In contrast, a sedentary lifestyle and lack of exercise put you at risk for constipation.
Revisit your diet
Here's a roundup of facts about how your diet affects your digestion:
- Alcohol and high-fat meals are hard on the liver
- Nearly 70% of humans are lactose intolerant
- Fermentation of sugars in the stomach is responsible for bloating and gas (most often)
- Eating deli meats and cold cuts increases your risk of developing colorectal cancer
- Caffeine stimulates colonic motility
- A low-fiber diet puts you at risk for constipation (beware of the trendy keto diet)
If we made an exhaustive list, this article would never end.
The goal is for you to evaluate your diet in the most honest way possible.
A review of what you eat over a week can reveal necessary information about the habits causing your digestive problems.
Reduce your stress
You've heard it before, but it's worth repeating: the digestive system is intimately connected to every other system in your body.
The hormones your body secretes when it is under stress have the effect of slowing down digestion. As a result, gastrointestinal symptoms such as epigastric pain, nausea, loss of appetite, bloating, constipation and diarrhea are often present in people experiencing chronic stress.
Some gastrointestinal disorders, such as stomach ulcers and irritable bowel syndrome, are aggravated by stress.
Take a digestive enzyme supplement
Do you often experience bloating, flatulence, and abdominal cramps after eating certain foods containing fiber and sugars? Do you feel an intestinal heaviness following a meal high in fat and protein?
If so, an enzyme supplement could significantly improve the quality of your digestion!
Enzyme complexes are designed to be used daily to help your digestion with every meal. This natural product is ideal for people with slow digestion or difficulty digesting fiber.
Digestion: "Caution" is the final word
Digestive problems are so common that everyone is willing to share personal experiences.
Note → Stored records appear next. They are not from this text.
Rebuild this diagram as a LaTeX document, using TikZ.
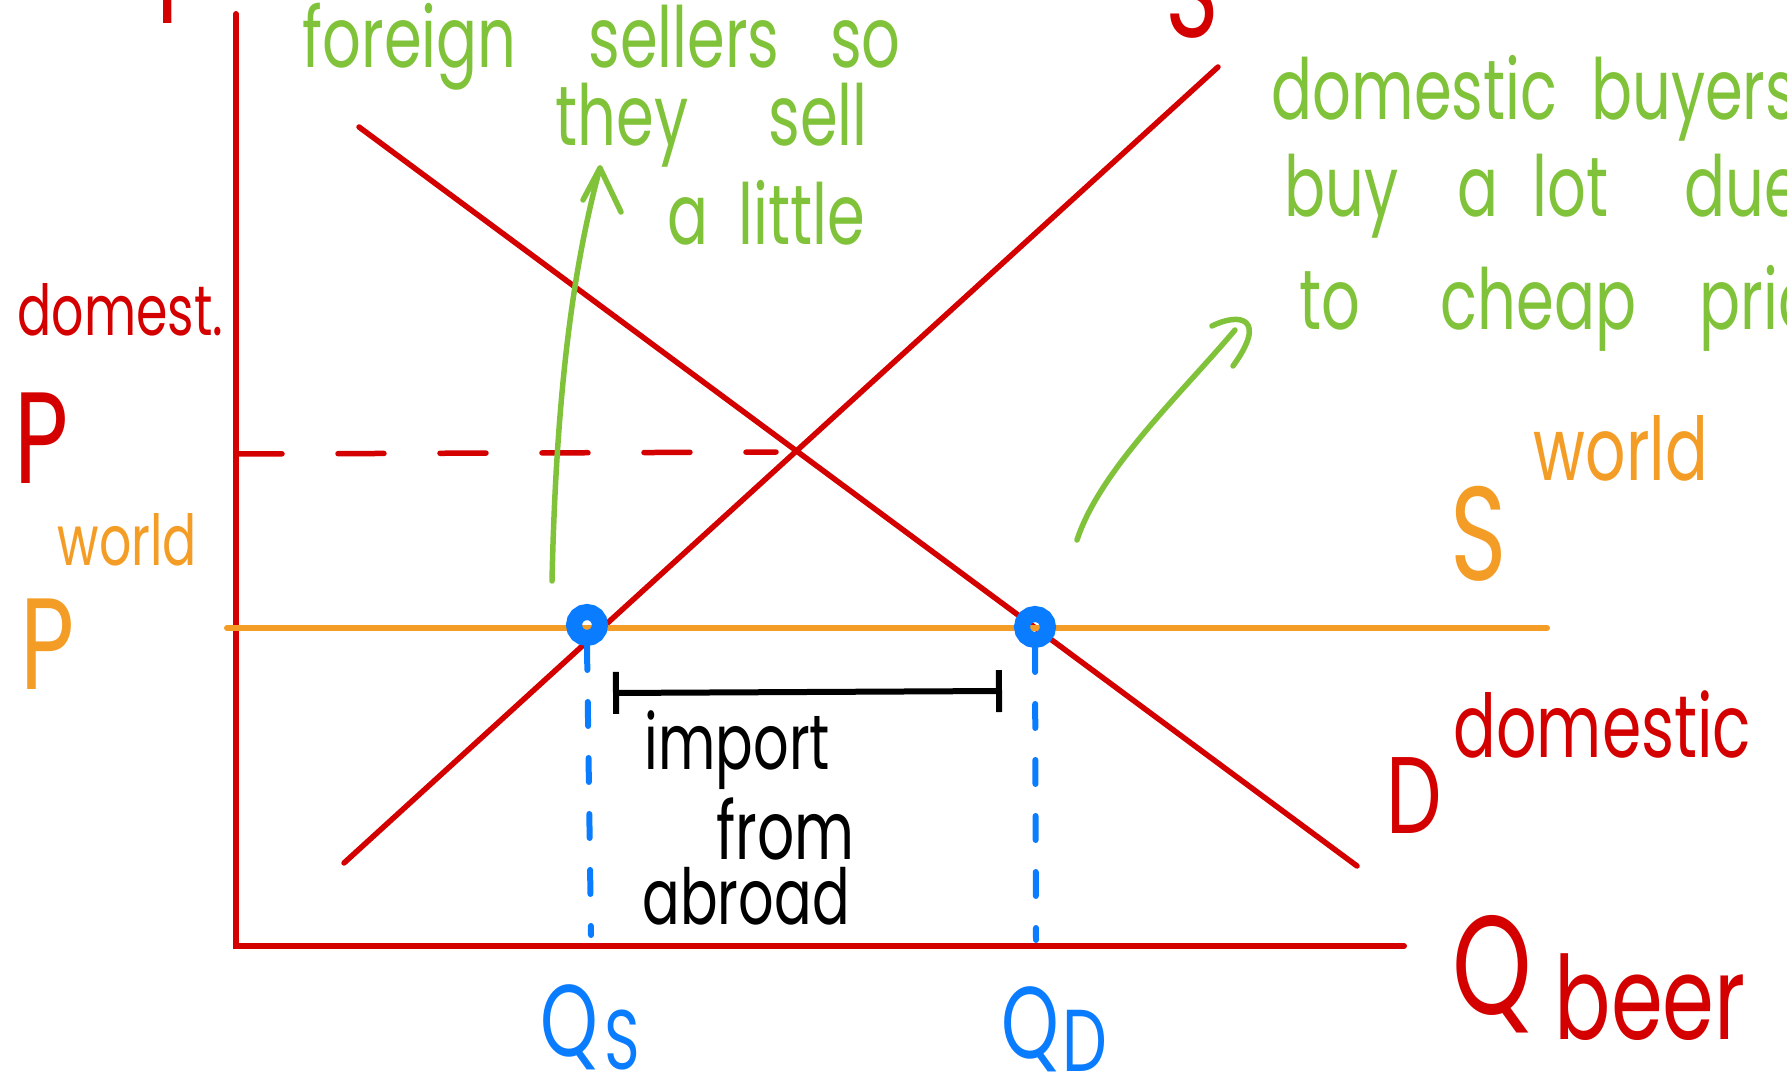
\documentclass[tikz,border=0pt]{standalone}
\usepackage{fontspec}
\newfontfamily\hand[FakeStretch=0.72]{Poppins}
\usetikzlibrary{arrows.meta}
\definecolor{myred}{RGB}{212,0,0}
\definecolor{mygreen}{RGB}{128,195,58}
\definecolor{myorange}{RGB}{244,157,38}
\definecolor{myblue}{RGB}{10,124,255}
\newcommand\gap[1]{\hspace{#1em}}
\begin{document}
\begin{tikzpicture}[x=0.1mm,y=-0.1mm,
  axis/.style={draw=myred, line width=0.6mm, line cap=round},
  curve/.style={draw=myred, line width=0.55mm, line cap=round},
  wline/.style={draw=myorange, line width=0.6mm, line cap=round},
  rdash/.style={draw=myred, line width=0.55mm, line cap=round, dash pattern=on 4.6mm off 5.6mm},
  bdash/.style={draw=myblue, line width=0.6mm, line cap=round, dash pattern=on 2.4mm off 3.2mm},
  gline/.style={draw=mygreen, line width=0.55mm, line cap=round, line join=round},
  dot/.style={circle, draw=myblue, line width=1.6mm, minimum size=2.6mm, inner sep=0pt},
  txt/.style={inner sep=0pt, anchor=base west},
  gtxt/.style={txt, text=mygreen, font=\hand\fontsize{24}{28}\selectfont},
  btxt/.style={txt, text=black, font=\hand\fontsize{22}{26}\selectfont},
]
\useasboundingbox (0,0) rectangle (1787,1082);
\clip (0,0) rectangle (1787,1082);

% axes
\coordinate (ytop) at (236,14);
\coordinate (origin) at (236,946);
\coordinate (xend) at (1404,946);
\draw[axis] (ytop) -- (origin) -- (xend);

% supply and demand
\coordinate (s1) at (344,863);
\coordinate (s2) at (1218,67);
\coordinate (d1) at (359,127);
\coordinate (d2) at (1357,866);
\draw[curve] (s1) -- (s2);
\draw[curve] (d1) -- (d2);

% equilibrium dashed
\coordinate (eq) at (796,452);
\coordinate (pd) at (236,454);
\draw[rdash, shorten >=2mm] (pd) -- (eq);

% world price line
\coordinate (w1) at (227,628);
\coordinate (w2) at (1547,628);
\draw[wline] (w1) -- (w2);

% quantity dots and dashed verticals
\node[dot] (qsdot) at (587,625) {};
\node[dot] (qddot) at (1035,627) {};
\coordinate (qsbot) at (591,935);
\coordinate (qdbot) at (1036,940);
\draw[bdash] (qsdot.south) -- (qsbot);
\draw[bdash] (qddot.south) -- (qdbot);

% import bracket
\coordinate (bl) at (613,693);
\coordinate (br) at (1002,691);
\draw[line width=0.6mm, {Bar[width=4.2mm]}-{Bar[width=4.2mm]}] (bl) -- (br);

% green arrows
\coordinate (ga1s) at (552,581);
\coordinate (ga1e) at (600,168);
\draw[gline] (ga1s) .. controls (556,400) and (572,270) .. (ga1e);
\draw[gline] (583,200) -- (ga1e) -- (621,212);
\coordinate (ga2s) at (1077,540);
\coordinate (ga2e) at (1235,330);
\draw[gline] (ga2s) .. controls (1100,470) and (1180,395) .. (ga2e);
\draw[gline] (1212,326) .. controls (1240,312) and (1268,318) .. (1233,366);

% axis labels
\node[txt, text=myred, font=\hand\fontsize{36}{40}\selectfont] (ptop) at (156,24) {P};
\node[txt, text=myred, font=\hand\fontsize{36}{40}\selectfont, anchor=base] (stop) at (1192,38) {S};
\node[txt, text=myred, font=\hand\fontsize{20}{24}\selectfont] (domlab) at (17,336) {domest.};
\node[txt, text=myred, font=\hand\fontsize{37}{40}\selectfont] (pdom) at (14,484) {P};
\node[txt, text=myorange, font=\hand\fontsize{20}{24}\selectfont] (worldl) at (57,566) {world};
\node[txt, text=myorange, font=\hand\fontsize{37}{40}\selectfont] (pworld) at (20,690) {P};

\node[txt, text=myorange, font=\hand\fontsize{38}{40}\selectfont] (sw) at (1450,581) {S};
\node[txt, text=myorange, font=\hand\fontsize{25}{30}\selectfont] (swsup) at (1533,481) {world};
\node[txt, text=myred, font=\hand\fontsize{31}{34}\selectfont] (dd) at (1386,834) {D};
\node[txt, text=myred, font=\hand\fontsize{25}{30}\selectfont] (ddsup) at (1453,758) {domestic};

\node[txt, text=myred, font=\hand\fontsize{40}{44}\selectfont] (qb) at (1452,1015) {Q};
\node[txt, text=myred, font=\hand\fontsize{33}{36}\selectfont] (qbsub) at (1554,1039) {beer};

\node[txt, text=myblue, font=\hand\fontsize{29}{34}\selectfont] (qs) at (540,1056) {Q};
\node[txt, text=myblue, font=\hand\fontsize{24}{28}\selectfont] (qssub) at (604,1070) {S};
\node[txt, text=myblue, font=\hand\fontsize{29}{34}\selectfont] (qd) at (1001,1058) {Q};
\node[txt, text=myblue, font=\hand\fontsize{25}{28}\selectfont] (qdsub) at (1062,1071) {D};

% import text
\node[btxt] (imp1) at (644,770) {import};
\node[btxt, font=\hand\fontsize{23}{26}\selectfont] (imp2) at (716,860) {from};
\node[btxt] (imp3) at (642,925) {abroad};

% green notes
\node[gtxt] (f1) at (302,68) {foreign\gap{0.85}sellers\gap{0.6}so};
\node[gtxt] (f2) at (555,146) {they\gap{0.95}sell};
\node[gtxt] (f3) at (667,245) {a\gap{0.35}little};
\node[gtxt] (b1) at (1271,120) {domestic\gap{0.4}buyers};
\node[gtxt] (b2) at (1284,217) {buy\gap{0.7}a\gap{0.4}lot\gap{0.9}due};
\node[gtxt] (b3) at (1299,330) {to\gap{0.95}cheap\gap{0.75}price};
\end{tikzpicture}
\end{document}
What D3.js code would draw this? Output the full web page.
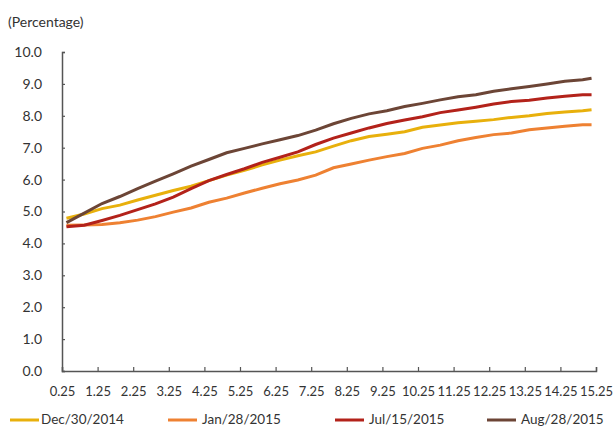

Still, be careful with any suggested DIY remedy.
Suppose you have abdominal cramps because your digestive system is not producing enough enzyme X to digest food Y. In that case, a mint or ginger tea after dinner will not change that.
Indeed, mint would stimulate digestive activity. This is why it is often recommended for digestion. Still, be aware that it's irritating and contraindicated if you suffer from heartburn.
In short, always be careful with your neighbor's advice. And please, never ever put essential oils in the water you drink to help your digestion (even if someone claims it did miracles for them).
If you are concerned about your symptoms or don't know where to start, seek a healthcare professional's advice first.